> Exercise details: Beginning with the line that contains "Recreate this image", retype the entries below exactly, ending with the line that contains "(analysis) at (32.5,371)". Leave out any pictures.

> Records to use:
Begin
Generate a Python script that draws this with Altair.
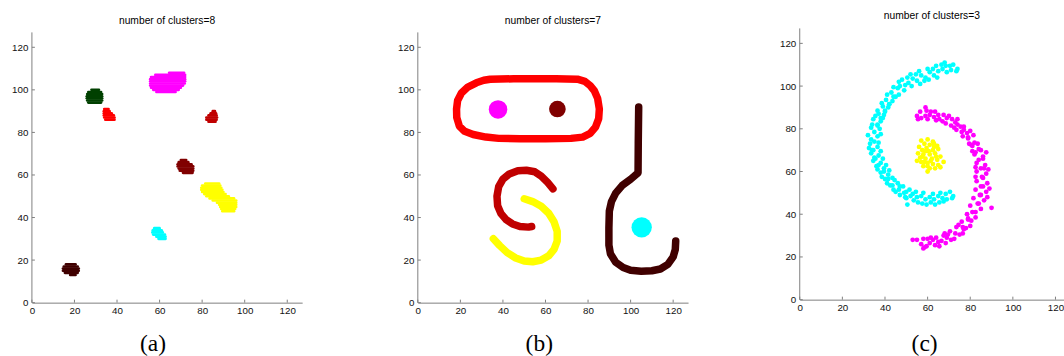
End
Begin
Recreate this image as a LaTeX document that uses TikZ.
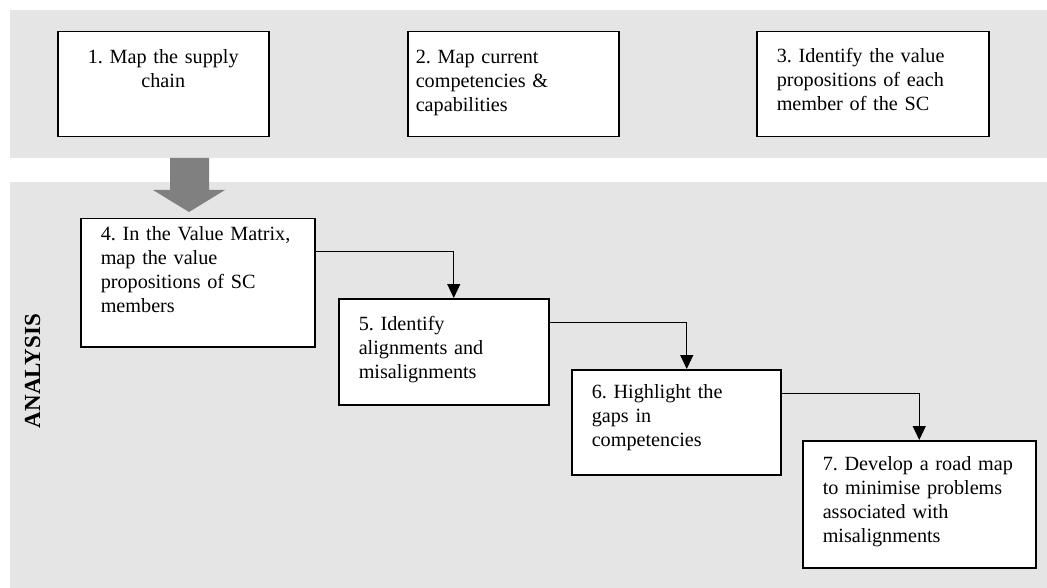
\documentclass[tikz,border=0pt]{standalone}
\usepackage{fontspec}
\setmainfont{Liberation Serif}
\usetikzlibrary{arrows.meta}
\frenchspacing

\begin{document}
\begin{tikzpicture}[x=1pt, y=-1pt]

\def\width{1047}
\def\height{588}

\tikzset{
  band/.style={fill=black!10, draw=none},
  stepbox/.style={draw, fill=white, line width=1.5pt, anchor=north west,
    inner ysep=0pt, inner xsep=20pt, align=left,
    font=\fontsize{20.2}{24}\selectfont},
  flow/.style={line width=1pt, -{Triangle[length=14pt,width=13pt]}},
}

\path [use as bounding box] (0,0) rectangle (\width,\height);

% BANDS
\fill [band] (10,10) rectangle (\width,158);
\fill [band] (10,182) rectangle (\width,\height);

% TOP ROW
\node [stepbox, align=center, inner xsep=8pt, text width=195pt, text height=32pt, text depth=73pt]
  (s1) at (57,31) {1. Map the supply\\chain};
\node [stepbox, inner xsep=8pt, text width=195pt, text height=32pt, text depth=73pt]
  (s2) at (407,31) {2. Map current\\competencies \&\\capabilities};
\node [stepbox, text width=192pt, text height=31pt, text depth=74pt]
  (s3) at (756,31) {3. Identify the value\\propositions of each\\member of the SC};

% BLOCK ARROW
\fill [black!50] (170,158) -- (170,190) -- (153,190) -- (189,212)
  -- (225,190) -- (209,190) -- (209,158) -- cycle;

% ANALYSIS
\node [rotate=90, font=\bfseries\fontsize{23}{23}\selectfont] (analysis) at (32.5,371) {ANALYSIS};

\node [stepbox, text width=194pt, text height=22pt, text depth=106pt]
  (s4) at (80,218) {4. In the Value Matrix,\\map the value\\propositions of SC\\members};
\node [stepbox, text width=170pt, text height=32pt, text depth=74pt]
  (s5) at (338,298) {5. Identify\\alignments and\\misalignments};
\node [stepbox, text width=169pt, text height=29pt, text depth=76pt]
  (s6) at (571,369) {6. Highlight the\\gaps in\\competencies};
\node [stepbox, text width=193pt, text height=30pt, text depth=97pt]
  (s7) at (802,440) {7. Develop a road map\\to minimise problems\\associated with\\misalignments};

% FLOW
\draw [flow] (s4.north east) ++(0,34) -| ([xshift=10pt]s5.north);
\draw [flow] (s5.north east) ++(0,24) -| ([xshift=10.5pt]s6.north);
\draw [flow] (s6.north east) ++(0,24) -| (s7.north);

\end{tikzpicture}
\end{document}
End
> Task solution:
Recreate this image as a LaTeX document that uses TikZ.
\documentclass[tikz,border=0pt]{standalone}
\usepackage{fontspec}
\setmainfont{Liberation Serif}
\usetikzlibrary{arrows.meta}
\frenchspacing

\begin{document}
\begin{tikzpicture}[x=1pt, y=-1pt]

\def\width{1047}
\def\height{588}

\tikzset{
  band/.style={fill=black!10, draw=none},
  stepbox/.style={draw, fill=white, line width=1.5pt, anchor=north west,
    inner ysep=0pt, inner xsep=20pt, align=left,
    font=\fontsize{20.2}{24}\selectfont},
  flow/.style={line width=1pt, -{Triangle[length=14pt,width=13pt]}},
}

\path [use as bounding box] (0,0) rectangle (\width,\height);

% BANDS
\fill [band] (10,10) rectangle (\width,158);
\fill [band] (10,182) rectangle (\width,\height);

% TOP ROW
\node [stepbox, align=center, inner xsep=8pt, text width=195pt, text height=32pt, text depth=73pt]
  (s1) at (57,31) {1. Map the supply\\chain};
\node [stepbox, inner xsep=8pt, text width=195pt, text height=32pt, text depth=73pt]
  (s2) at (407,31) {2. Map current\\competencies \&\\capabilities};
\node [stepbox, text width=192pt, text height=31pt, text depth=74pt]
  (s3) at (756,31) {3. Identify the value\\propositions of each\\member of the SC};

% BLOCK ARROW
\fill [black!50] (170,158) -- (170,190) -- (153,190) -- (189,212)
  -- (225,190) -- (209,190) -- (209,158) -- cycle;

% ANALYSIS
\node [rotate=90, font=\bfseries\fontsize{23}{23}\selectfont] (analysis) at (32.5,371) {ANALYSIS};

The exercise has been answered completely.